One of the toughest regular season losses in recent Giants history took place last November 27th in Seattle. In a Week 12 battle in which the winner would have the inside trace to the NFC’s number one seed, the Giants went into Qwest Field and thoroughly outplayed the Seahawks. They amassed 490 yards to Seattle’s 355, and with the game on the line, they were repeatedly able to stifle the Seahawks on defense and move the ball into a position to score on offense. On numerous occasions, it appeared certain that victory was at hand.

But Jay Feely’s choke-job for the ages rendered the effort moot. He missed consecutive field goals of 40, 54, and 45, each of which would have won the game for the Giants and sent them home in the driver’s seat in the NFC. His teammates said all the right things afterwards about how football is a team sport, and that how no one man can single-handedly win or lose a game. But in this case, those platitudes rang hollow. So horrendous was Feely’s performance that it was parodied six days later on Saturday Night Live, immortalized as an all-time gagger.

The loss went a long way toward knocking the Giants out of a first-round bye, which itself went a long way toward making the end of the Giants season a bitter disappointment. Had they had that first-round bye, perhaps they would have gotten some of their linebackers back and healthy. Perhaps Eli would have gotten a chance to sort out his mechanics. Perhaps Plaxico would have gotten a chance to recharge his batteries. Perhaps Coughlin and Hufnagel would have had more time to prepare for a Panther defense that was single-mindedly committed to stopping the run.

Whatever would have happened if the Giants had a first-round bye, the result surely would have been better than that dismal 23-0 loss.

And Jay Feely’s performance in Seattle was to blame. A game like that, one would think, would make for a pretty bad season all by itself.

But in Feely’s case, that one game diverted attention away from what was actually one of the best years of any kicker in the NFL, and one of the best seasons by a Giant kicker in recent memory.

Feely connected on 83% of his field goals, compared to the league average of 80.9%, and drilled all of his extra points. More impressively, he hit 8 of 10 field goals from 40-49 yards and 3 of 5 from over 50. All this despite playing his home games in the tricky conditions of the Meadowlands – Pro Football Prospectus’ measurements say that Feely kicked in the most difficult conditions of any kicker last year.

With his field goals alone, Pro Football Prospectus calculates that Feely contributed 7.0 points more than the league average, placing him fifth in the league and ahead of such notables as Adam Vinatieri and Mike Vanderjagt, as well as 25 other kickers. Yes, Giants fans: judging by field goals alone, we had one of the very best kickers in the league last year.

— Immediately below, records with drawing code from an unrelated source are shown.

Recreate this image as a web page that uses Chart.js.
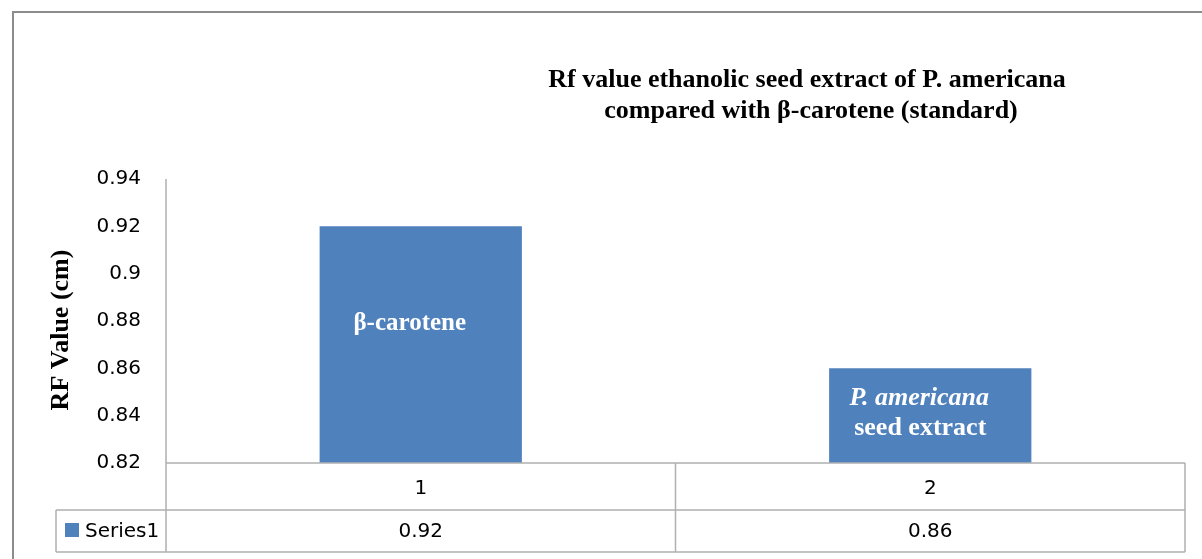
<!DOCTYPE html>
<html>
<head>
<meta charset="utf-8">
<title>Rf value chart</title>
<script src="https://cdn.jsdelivr.net/npm/chart.js@4.4.1/dist/chart.umd.min.js"></script>
<style>
  html, body { margin: 0; padding: 0; background: #fff; }
  #wrap { width: 1202px; height: 559px; }
</style>
</head>
<body>
<div id="wrap"><canvas id="rfChart" width="1202" height="559"></canvas></div>
<script>
// Chart data
const categories = ["1", "2"];
const seriesName = "Series1";
const rfValues = [0.92, 0.86];
const yTicks = [0.82, 0.84, 0.86, 0.88, 0.9, 0.92, 0.94];
const titleLines = ["Rf value ethanolic seed extract of P. americana", "compared with \u03b2-carotene (standard)"];
const yTitle = "RF Value (cm)";

const BAR_COLOR = "#4F81BD";
const LINE_COLOR = "#b0b0b0";
const SANS = "'DejaVu Sans', sans-serif";
const SERIF = "'Liberation Serif', 'Times New Roman', serif";

// Draws the outer frame, the titles, the labels inside the bars and the data table
const excelPlugin = {
  id: 'excelExtras',
  beforeDraw(chart) {
    const ctx = chart.ctx;
    ctx.save();
    ctx.strokeStyle = '#8c8c8c';
    ctx.lineWidth = 2;
    ctx.beginPath();
    ctx.moveTo(13, 560);
    ctx.lineTo(13, 12);
    ctx.lineTo(1202, 12);
    ctx.stroke();
    ctx.restore();
  },
  afterDraw(chart) {
    const ctx = chart.ctx;
    const area = chart.chartArea;
    const x = chart.scales.x;
    const meta = chart.getDatasetMeta(0);

    ctx.save();
    // chart title
    ctx.fillStyle = '#000';
    ctx.textAlign = 'center';
    ctx.textBaseline = 'middle';
    ctx.font = 'bold 26px ' + SERIF;
    ctx.fillText(titleLines[0], 807, 80);
    ctx.fillText(titleLines[1], 811, 111);

    // y axis title
    ctx.save();
    ctx.translate(61, 330);
    ctx.rotate(-Math.PI / 2);
    ctx.font = 'bold 26px ' + SERIF;
    ctx.fillText(yTitle, 0, 0);
    ctx.restore();

    // labels inside bars
    const b1 = meta.data[0], b2 = meta.data[1];
    ctx.fillStyle = '#fff';
    ctx.font = 'bold 25px ' + SERIF;
    ctx.fillText('\u03b2-carotene', b1.x - 11, b1.y + 97);
    ctx.font = 'italic bold 26px ' + SERIF;
    ctx.fillText('P. americana', b2.x - 11, b2.y + 30);
    ctx.font = 'bold 26px ' + SERIF;
    ctx.fillText('seed extract', b2.x - 10, b2.y + 60);

    // data table
    const rowTop = area.bottom;
    const rowMid = rowTop + 47;
    const rowBot = rowMid + 42;
    const legLeft = 56;
    const half = (x.getPixelForValue(1) - x.getPixelForValue(0)) / 2;
    const edges = categories.map((c, i) => x.getPixelForValue(i) + half);

    ctx.strokeStyle = LINE_COLOR;
    ctx.lineWidth = 1.5;
    ctx.beginPath();
    ctx.moveTo(area.left, rowTop); ctx.lineTo(area.right, rowTop);
    ctx.moveTo(legLeft, rowMid); ctx.lineTo(area.right, rowMid);
    ctx.moveTo(legLeft, rowBot); ctx.lineTo(area.right, rowBot);
    ctx.moveTo(legLeft, rowMid); ctx.lineTo(legLeft, rowBot);
    ctx.moveTo(area.left, area.top); ctx.lineTo(area.left, rowBot);
    edges.forEach(ex => {
      ctx.moveTo(ex, rowTop); ctx.lineTo(ex, rowBot);
    });
    ctx.stroke();

    ctx.fillStyle = '#000';
    ctx.font = '20px ' + SANS;
    ctx.textAlign = 'center';
    categories.forEach((c, i) => {
      const px = x.getPixelForValue(i);
      ctx.fillText(c, px, (rowTop + rowMid) / 2 + 2);
      ctx.fillText(rfValues[i].toFixed(2), px, (rowMid + rowBot) / 2 + 1);
    });

    // legend key in the table
    ctx.fillStyle = BAR_COLOR;
    ctx.fillRect(65, rowMid + 13, 14, 14);
    ctx.fillStyle = '#000';
    ctx.textAlign = 'left';
    ctx.fillText(seriesName, 85, (rowMid + rowBot) / 2 + 1);
    ctx.restore();
  }
};

new Chart(document.getElementById('rfChart'), {
  type: 'bar',
  data: {
    labels: categories,
    datasets: [{
      label: seriesName,
      data: rfValues,
      backgroundColor: BAR_COLOR,
      borderWidth: 0,
      categoryPercentage: 1,
      barPercentage: 0.397
    }]
  },
  options: {
    responsive: false,
    animation: false,
    layout: { padding: { left: 40, top: 179, right: 17, bottom: 96 } },
    plugins: {
      legend: { display: false },
      tooltip: { enabled: false }
    },
    scales: {
      x: { display: false },
      y: {
        min: yTicks[0],
        max: yTicks[yTicks.length - 1],
        afterBuildTicks: (scale) => { scale.ticks = yTicks.map(v => ({ value: v })); },
        afterFit: (scale) => { scale.width = 126; },
        grid: { display: false, drawTicks: false },
        border: { display: false },
        ticks: {
          padding: 25,
          color: '#000',
          font: { family: SANS, size: 20 },
          callback: (v) => parseFloat(Number(v).toFixed(2)).toString()
        }
      }
    }
  },
  plugins: [excelPlugin]
});
</script>
</body>
</html>
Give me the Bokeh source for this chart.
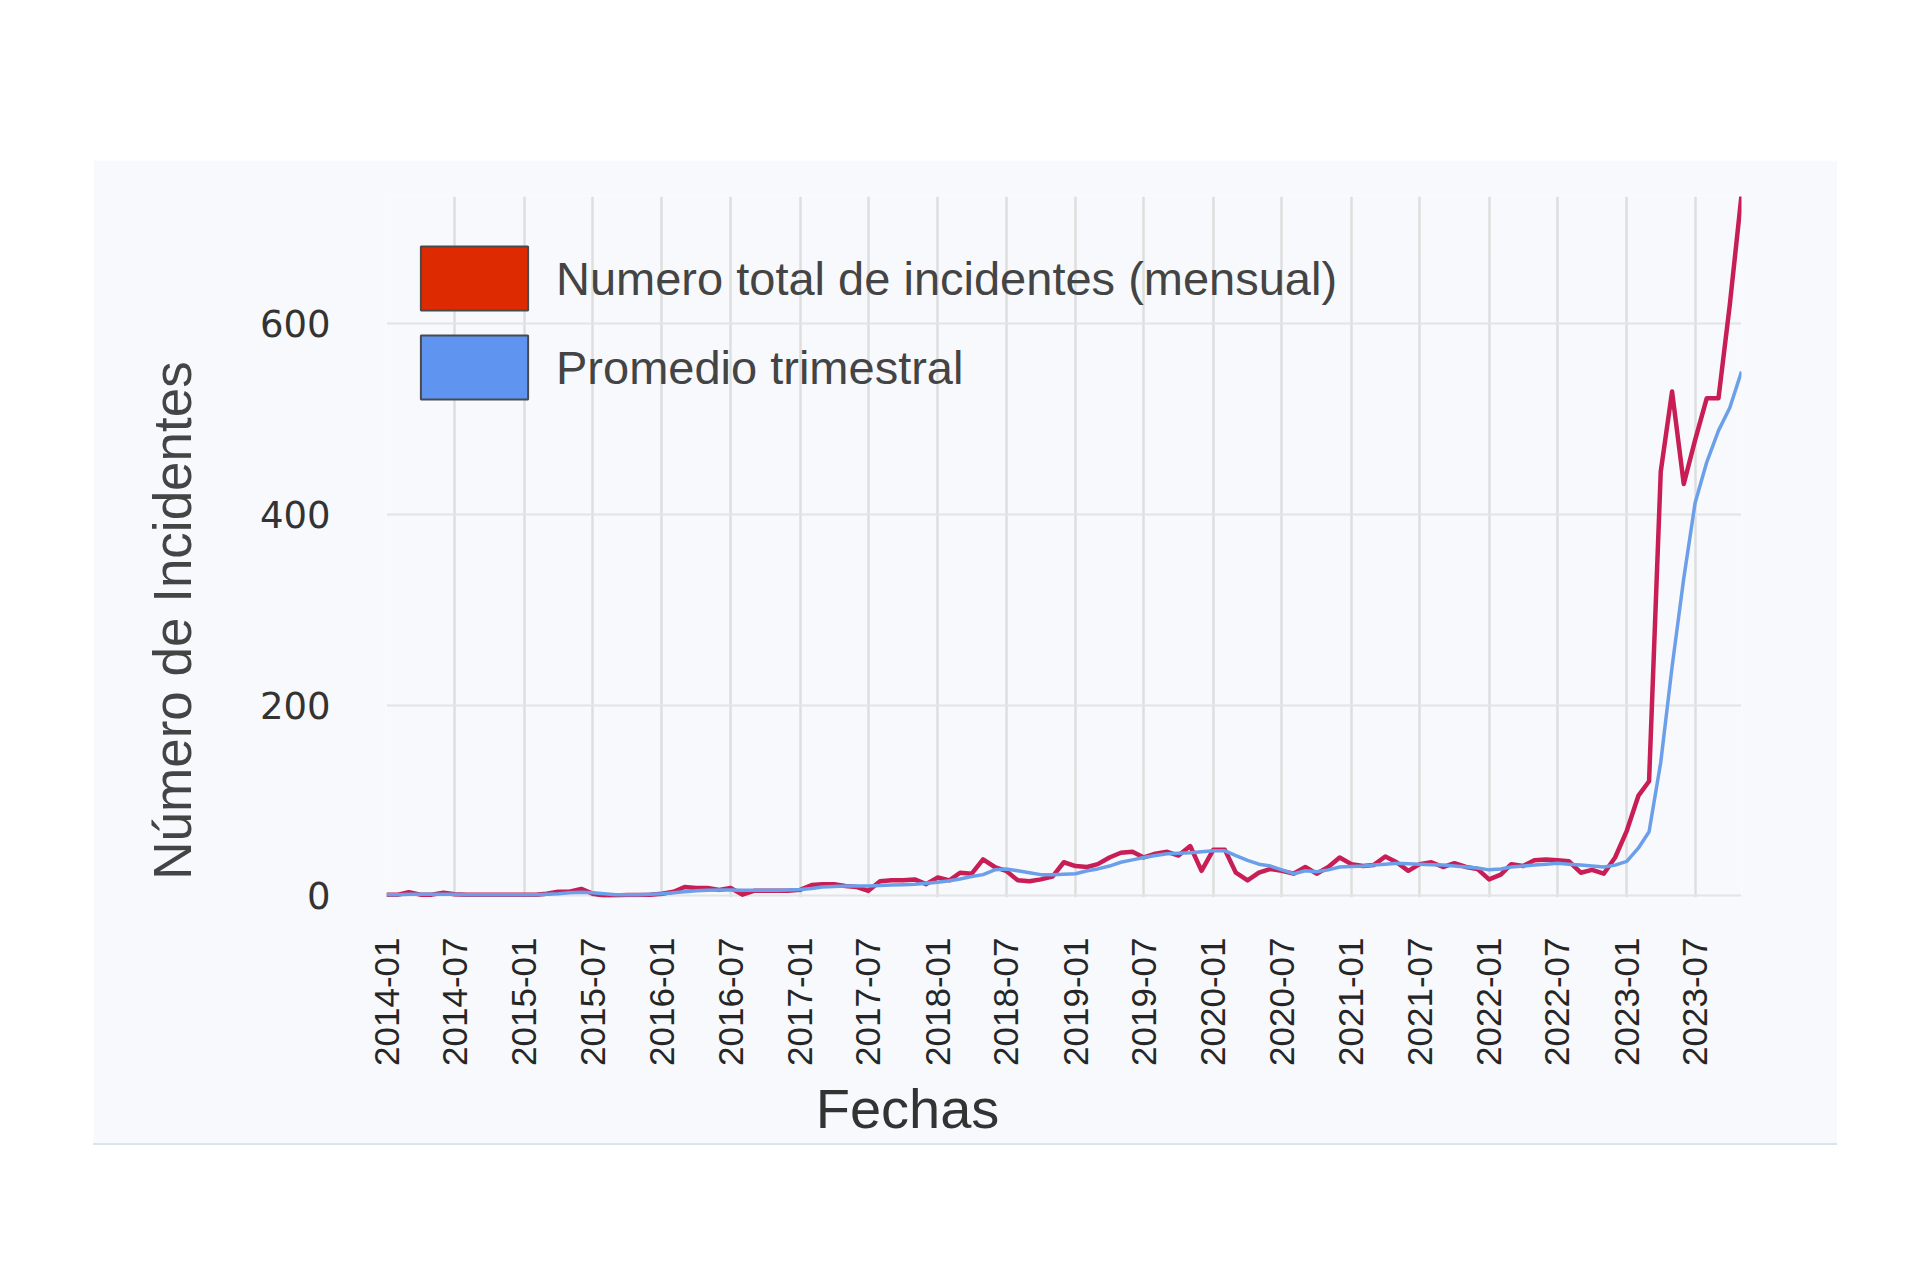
import math
import pandas as pd
from bokeh.plotting import figure
from bokeh.models import (Range1d, FixedTicker, DatetimeTickFormatter, Legend, LegendItem,
                          Spacer, ColumnDataSource, LinearAxis, CustomJSTickFormatter)
from bokeh.layouts import column, row
from bokeh.embed import file_html
from bokeh.resources import INLINE

# ---------------- data ----------------
start_month = "2014-01"
end_month = "2023-11"
tick_labels = ["2014-01", "2014-07", "2015-01", "2015-07", "2016-01", "2016-07",
               "2017-01", "2017-07", "2018-01", "2018-07", "2019-01", "2019-07",
               "2020-01", "2020-07", "2021-01", "2021-07", "2022-01", "2022-07",
               "2023-01", "2023-07"]
y_ticks = [0, 200, 400, 600]
series_names = ["Numero total de incidentes (mensual)", "Promedio trimestral"]
x_title = "Fechas"
y_title = "Número de Incidentes"

incidentes_mensual = [
    1, 1, 3.5, 1, 1, 3, 1.5, 1, 1, 1,
    1, 1, 1, 1, 2, 4, 4, 7, 2, 0,
    0, 0.5, 0.5, 1, 2, 4, 9, 8, 8, 6,
    8, 1, 5, 5, 5, 5, 6, 11, 12, 12,
    10, 9, 5, 15, 16, 16, 17, 12, 19, 16,
    24, 23, 38, 30, 26, 16, 15, 17, 20, 35,
    31, 30, 33, 40, 45, 46, 40, 44, 46, 42,
    52, 26, 48, 48, 24, 16, 24, 28, 26, 23,
    30, 23, 30, 40, 33, 31, 32, 41, 35, 26,
    33, 35, 30, 34, 30, 28, 17, 22, 33, 31,
    37, 38, 37, 36, 24, 27, 23, 40, 68, 105,
    120, 445, 529, 432, 478, 522, 522, 620, 735,
]
promedio_trimestral = [
    1, 1, 1.5, 1.5, 1.5, 1.5, 1.5, 1, 1, 1,
    1, 1, 1, 1, 1.5, 2, 3, 3.5, 3, 2,
    1, 1, 1, 1.5, 2, 3, 4, 5, 5.5, 6,
    6, 5.5, 5.5, 5.5, 5.5, 6, 6.5, 7.5, 9, 9.5,
    10, 10, 10, 10.5, 11, 11.5, 12, 13, 14, 15.5,
    17.5, 20, 22, 27, 28, 26, 24, 22, 22, 22.5,
    23, 26, 28, 31, 35, 37.5, 40, 42, 44, 44.5,
    45, 46, 47, 47, 42, 37, 33, 31, 27, 23,
    26, 25, 27, 30, 30.5, 31, 32, 33, 34, 33.5,
    33, 32.5, 32, 31, 30, 29, 27, 28, 30, 31,
    32, 33, 34, 33, 32, 31, 30, 32, 36, 50,
    67, 140, 240, 333, 412, 455, 488, 512, 550,
]

months = pd.date_range(start=start_month + "-01", end=end_month + "-01", freq="MS")
src = ColumnDataSource(dict(fecha=months, mensual=incidentes_mensual,
                            trimestral=promedio_trimestral))

CARD = "#f7f9fc"
FRAME_W, FRAME_H = 1355, 701

start_ms = months[0].value / 1e6
end_ms = months[-1].value / 1e6
tick_ms = [pd.Timestamp(t + "-01").value / 1e6 for t in tick_labels]

p = figure(width=1744, height=983, x_axis_type="datetime",
           output_backend="svg", toolbar_location=None,
           x_range=Range1d(start_ms, end_ms), y_range=Range1d(-2, 733.7),
           min_border_left=293, min_border_right=96, min_border_top=36,
           min_border_bottom=246,
           background_fill_color=CARD, border_fill_color=CARD,
           outline_line_color=None)

p.extra_x_ranges = {"xlab": Range1d(0, FRAME_W)}
p.extra_y_ranges = {"ylab": Range1d(0, FRAME_H)}

p.line("fecha", "mensual", source=src, line_color="#c81e55", line_width=4.5,
       line_join="round")
p.line("fecha", "trimestral", source=src, line_color="#6c9fe9", line_width=3.5,
       line_join="round")

fmt = "%Y-%m"
xa = p.xaxis[0]
xa.ticker = FixedTicker(ticks=tick_ms)
xa.formatter = DatetimeTickFormatter(microseconds=fmt, milliseconds=fmt, seconds=fmt,
                                     minsec=fmt, minutes=fmt, hourmin=fmt, hours=fmt,
                                     days=fmt, months=fmt, years=fmt)
xa.major_label_orientation = math.pi / 2
xa.major_label_text_font = "Liberation Sans"
xa.major_label_text_font_size = "35px"
xa.major_label_text_color = "#262626"
xa.major_label_standoff = 40
xa.major_tick_out = 0
xa.major_tick_in = 0
xa.axis_line_color = None
xa.major_tick_line_color = None
xa.minor_tick_line_color = None

# x title axis
xt = LinearAxis(x_range_name="xlab", ticker=FixedTicker(ticks=[521]),
                formatter=CustomJSTickFormatter(code="return %r;" % x_title))
xt.major_label_text_font = "Liberation Sans"
xt.major_label_text_font_size = "56px"
xt.major_label_text_color = "#333333"
xt.major_label_standoff = 8
xt.major_tick_out = 0
xt.major_tick_in = 0
xt.axis_line_color = None
xt.major_tick_line_color = None
xt.minor_tick_line_color = None
p.add_layout(xt, "below")

ya = p.yaxis[0]
ya.ticker = FixedTicker(ticks=y_ticks)
ya.major_label_text_font = "DejaVu Sans"
ya.major_label_text_font_size = "37px"
ya.major_label_text_color = "#333333"
ya.major_label_standoff = 56
ya.major_tick_out = 0
ya.major_tick_in = 0
ya.axis_line_color = None
ya.major_tick_line_color = None
ya.minor_tick_line_color = None

# y title axis
yt = LinearAxis(y_range_name="ylab", ticker=FixedTicker(ticks=[277]),
                formatter=CustomJSTickFormatter(code="return %r;" % y_title))
yt.major_label_orientation = "parallel"
yt.major_label_text_font = "Liberation Sans"
yt.major_label_text_font_size = "53px"
yt.major_label_text_color = "#444444"
yt.major_label_standoff = 55
yt.major_tick_out = 0
yt.major_tick_in = 0
yt.axis_line_color = None
yt.major_tick_line_color = None
yt.minor_tick_line_color = None
p.add_layout(yt, "left")

p.xgrid.grid_line_color = "#dedede"
p.xgrid.grid_line_width = 2.5
p.ygrid.grid_line_color = "#e4e4e4"
p.ygrid.grid_line_width = 2

# legend with box swatches
nan = float("nan")
r_red = p.quad(left=[nan], right=[nan], top=[nan], bottom=[nan],
               fill_color="#dd2a00", line_color="#4a4a4a", line_width=2)
r_blue = p.quad(left=[nan], right=[nan], top=[nan], bottom=[nan],
                fill_color="#5f95f0", line_color="#4a4a4a", line_width=2)
legend = Legend(items=[LegendItem(label=series_names[0], renderers=[r_red]),
                       LegendItem(label=series_names[1], renderers=[r_blue])],
                location=(21, 490), padding=0, margin=0, spacing=9,
                glyph_width=134, glyph_height=80, label_standoff=15,
                label_text_font="Liberation Sans", label_text_font_size="47px",
                label_text_color="#444444", border_line_color=None,
                background_fill_alpha=0)
p.add_layout(legend)

bottom_line = Spacer(width=1744, height=2, styles={"background-color": "#d4e6ee"})
layout = column(Spacer(width=1920, height=160),
                row(Spacer(width=93, height=983), column(p, bottom_line)))

open("out.html", "w").write(file_html(layout, INLINE))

His numbers on kickoffs, the other component of a kicker’s job, aren’t too shabby either. He averaged 63.4 yards per kickoff, tied for eighth in the league, and boomed 12 touchbacks to finish sixth in that category. All told, Feely contributed 2.6 points more than league average with his kickoffs (based on a footballoutsiders statistic that translates yards of field position into points, based on the average next score that an NFL offense gets from that point in the field). Combining field goals and kickoffs, Feely contributed 9.7 points more than the league average, finishing as the fifth best kicker in the NFL.

Going into this year, it’s hard to know what to expect. Feely’s accuracy rate of 83.3% last year was the highest it had ever been – his career percentage is 78.7%, which is slightly below league average. And after a blistering first half in which he only missed only one field goal, he came back to earth in the second half by hitting only 18 out of 24 attempts for a 75% rate. To his credit though, he rebounded from an awful November by drilling 12 out of his 14 December attempts, including all three from 40-49 yards out. His kickoffs have always been excellent, and should continue to be. At 30 years old, he can be expected to continue at his present level for the foreseeable future.

Of course, a performance like his in Seattle is bound to have a scarring effect on a fan-base – seeing somebody melt down like Feely doesn’t exactly inspire confidence. But if we can give him a mulligan on that day and credit him for bouncing back strong, we should realize that we have one of the better kickers in the NFL, and if he is as accurate as he was last year, one of the very best.